Eslóganes parecidos, incluidos carteles de la ONU crucificada y cascos de sus soldados convertidos en orinales, acompañaban la veloz marcha de los rebeldes, convocada por organizaciones de los campos de desplazados y por colectivos sociales minoritarios.
No son muchos, pero no tienen nada que perder. A media mañana, en el barrio de Bourbon, los cime, la élite de choque policial, cargaron con bombas lacrimógenas y la fuerza de sus músculos para impedir que los manifestantes prosiguieran su camino a uno de los cuarteles de la Minustah.
Barricadas, hogueras y escaramuzas saltaban de un lado a otro de la ciudad.
Otro grupo tomó el relevo de la protesta horas después junto a la Facultad de Ciencias, colindante con el Palacio Presidencial.
Los gases lacrimógenos invadieron el campo de desplazados de Dessalines, provocando la huida de cientos de personas.
Fane Lulecep, 19, acarreaba toallas y niños, buscando refugio en el Campo de Marte. “Nos vamos de Puerto Príncipe, esto es una locura.
El Gobierno y los extranjeros tienen que salir esta misma noche de aquí”, recitaba.
A pocos metros, el despistado conductor de una camioneta del candidato oficialista Jude Celestin salvó su vida de milagro.
Decenas de piedras golpearon su vehículo por todos lados, sin conseguir apagar la música proselitista del segundo favorito, según todas las encuestas.

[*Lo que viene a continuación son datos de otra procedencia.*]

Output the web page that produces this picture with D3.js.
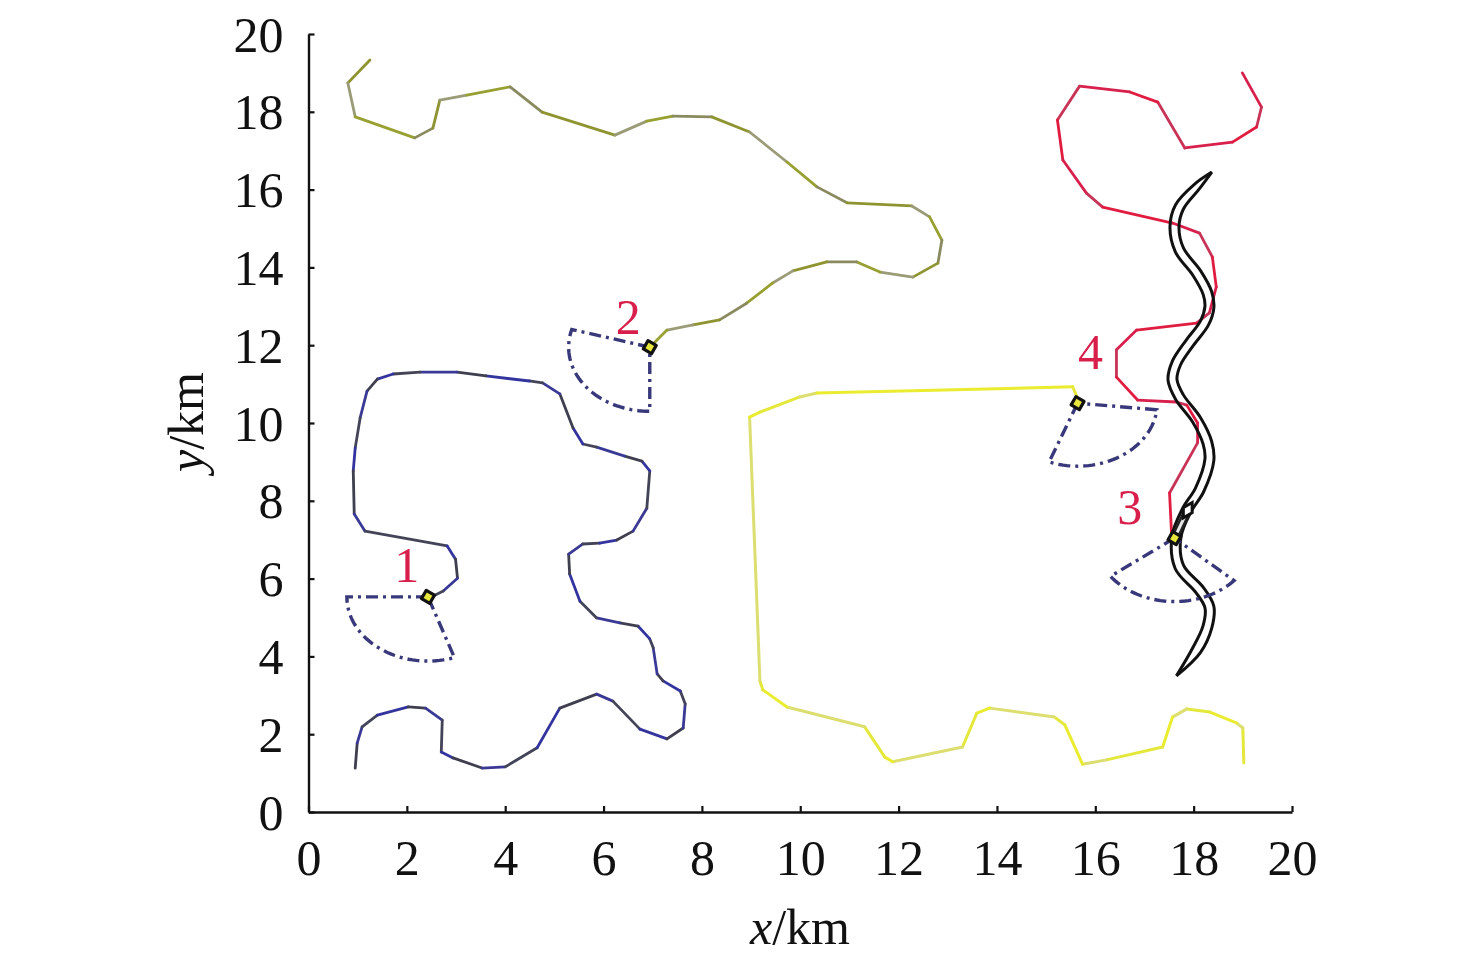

También huyó apretando el acelerador.
Un general de la Policía confirmó a LA PRENSA que grupos rebeldes retiraban publicidad de Celestin, el polémico yerno del presidente Preval.

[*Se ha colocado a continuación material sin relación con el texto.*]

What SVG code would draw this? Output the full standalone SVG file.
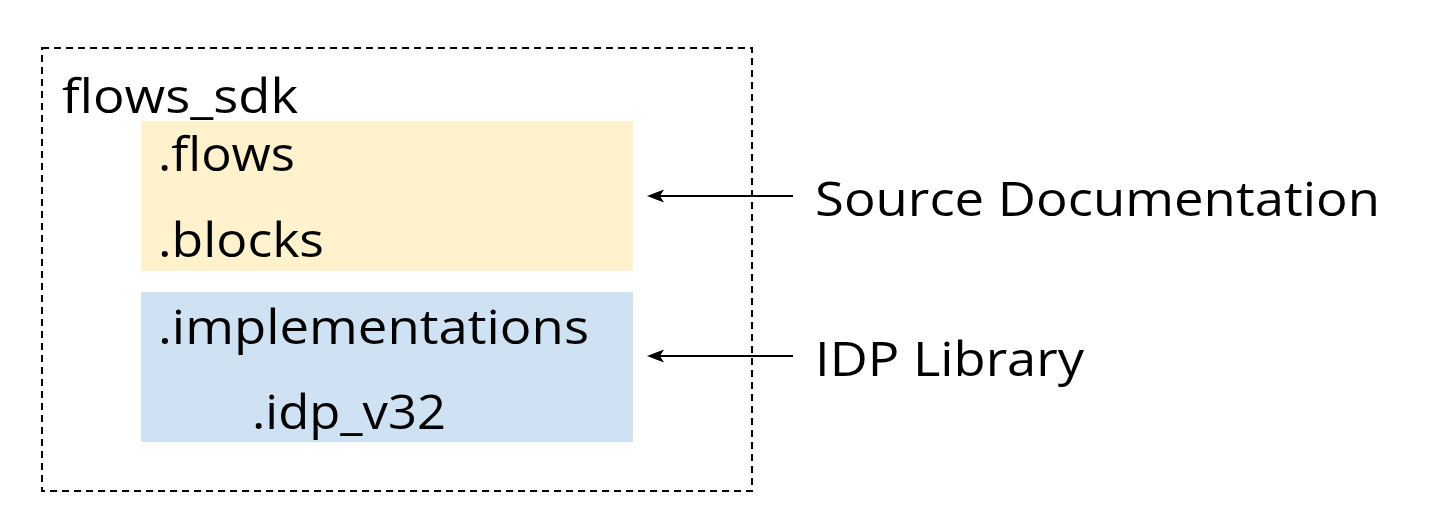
<svg xmlns="http://www.w3.org/2000/svg" width="1444" height="530" viewBox="0 0 1444 530">
  <style>
    .t { font-family: "Open Sans", "Liberation Sans", sans-serif; font-size: 47px; fill: #000; }
    .conn { stroke: #000; stroke-width: 2; fill: none; }
    .head { fill: #000; stroke: none; }
  </style>
  <rect width="1444" height="530" fill="#fff"/>
  <g id="container">
    <rect x="42" y="48" width="710" height="443" fill="none" stroke="#000" stroke-width="2" stroke-dasharray="7,5"/>
    <text class="t" x="62" y="113" textLength="236" lengthAdjust="spacingAndGlyphs">flows_sdk</text>
  </g>
  <g id="source-block">
    <rect x="141" y="121" width="492" height="150" fill="#fff2cc"/>
    <text class="t" x="158" y="171" textLength="137" lengthAdjust="spacingAndGlyphs">.flows</text>
    <text class="t" x="158" y="257" textLength="166" lengthAdjust="spacingAndGlyphs">.blocks</text>
  </g>
  <g id="idp-block">
    <rect x="141" y="292" width="492" height="150" fill="#cfe2f3"/>
    <text class="t" x="158" y="344" textLength="431" lengthAdjust="spacingAndGlyphs">.implementations</text>
    <text class="t" x="252" y="429" textLength="194" lengthAdjust="spacingAndGlyphs">.idp_v32</text>
  </g>
  <g id="label-source">
    <text class="t" x="815" y="216" textLength="565" lengthAdjust="spacingAndGlyphs">Source Documentation</text>
  </g>
  <g id="label-idp">
    <text class="t" x="815" y="376" textLength="269" lengthAdjust="spacingAndGlyphs">IDP Library</text>
  </g>
  <g id="connectors">
    <line class="conn" x1="793" y1="196" x2="660" y2="196"/>
    <path class="head" d="M647,196 L664,189.5 L660,196 L664,202.5 Z"/>
    <line class="conn" x1="793" y1="356" x2="660" y2="356"/>
    <path class="head" d="M647,356 L664,349.5 L660,356 L664,362.5 Z"/>
  </g>
</svg>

Al acabar la tarde, un vehículo de gran cilindrada se acercó a la zona para intimidar a las personas que merodeaban tras las protestas. Sus ocupantes dispararon al aire con sus M-16 y emprendieron la huida.
Los rebeldes haitianos han convertido a Preval y a los extranjeros en sus grandes enemigos. Todos ellos insisten en vincular a los soldados nepalíes con el nacimiento de la epidemia que atemoriza a todo el país y que ha acabado con la vida de más de 1.1 compatriotas.

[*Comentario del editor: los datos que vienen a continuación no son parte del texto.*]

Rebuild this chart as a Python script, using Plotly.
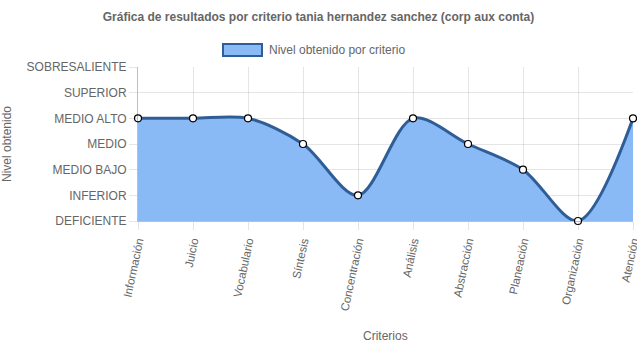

Cólera, violencia y las elecciones presidenciales se mezclan peligrosamente cuando se cumplen seis jornadas de protestas en Cabo Haitiano, que ayer se mantenía cerrada con barricadas terrestres y con el aeropuerto clausurado. Por primera vez en más de 200 años, la ciudad no pudo celebrar la batalla de Bertiere, un acontecimiento histórico para el país. La catedral se mantuvo cerrada a cal y canto.
Reportes periodísticos desde la capital del norte elevaban a ocho el número de víctimas mortales de la sublevación. Y no sólo fueron los soldados extranjeros el objetivo de los insurgentes.
Once cooperantes norteamericanos, de la pintoresca asociación Misioneros en Motocicleta, fueron agredidos por una multitud que amenazaba con lincharlos.
Los rebeldes también reclaman que el Gobierno repare las carreteras y limpie la ciudad.
Varios ministros y el jefe de Policía se mantienen en la ciudad intentando controlar el levantamiento. La temperatura del volcán social haitiano crece como la lava.
A nueve días de las elecciones, sólo los más optimistas confían en que se evitará el estallido. Mientras enjuga el mar de sudor que le resbala por la cara, James recoge otra piedra: “Y las seguiré lanzando, ¿qué puedo perder?”, concluye.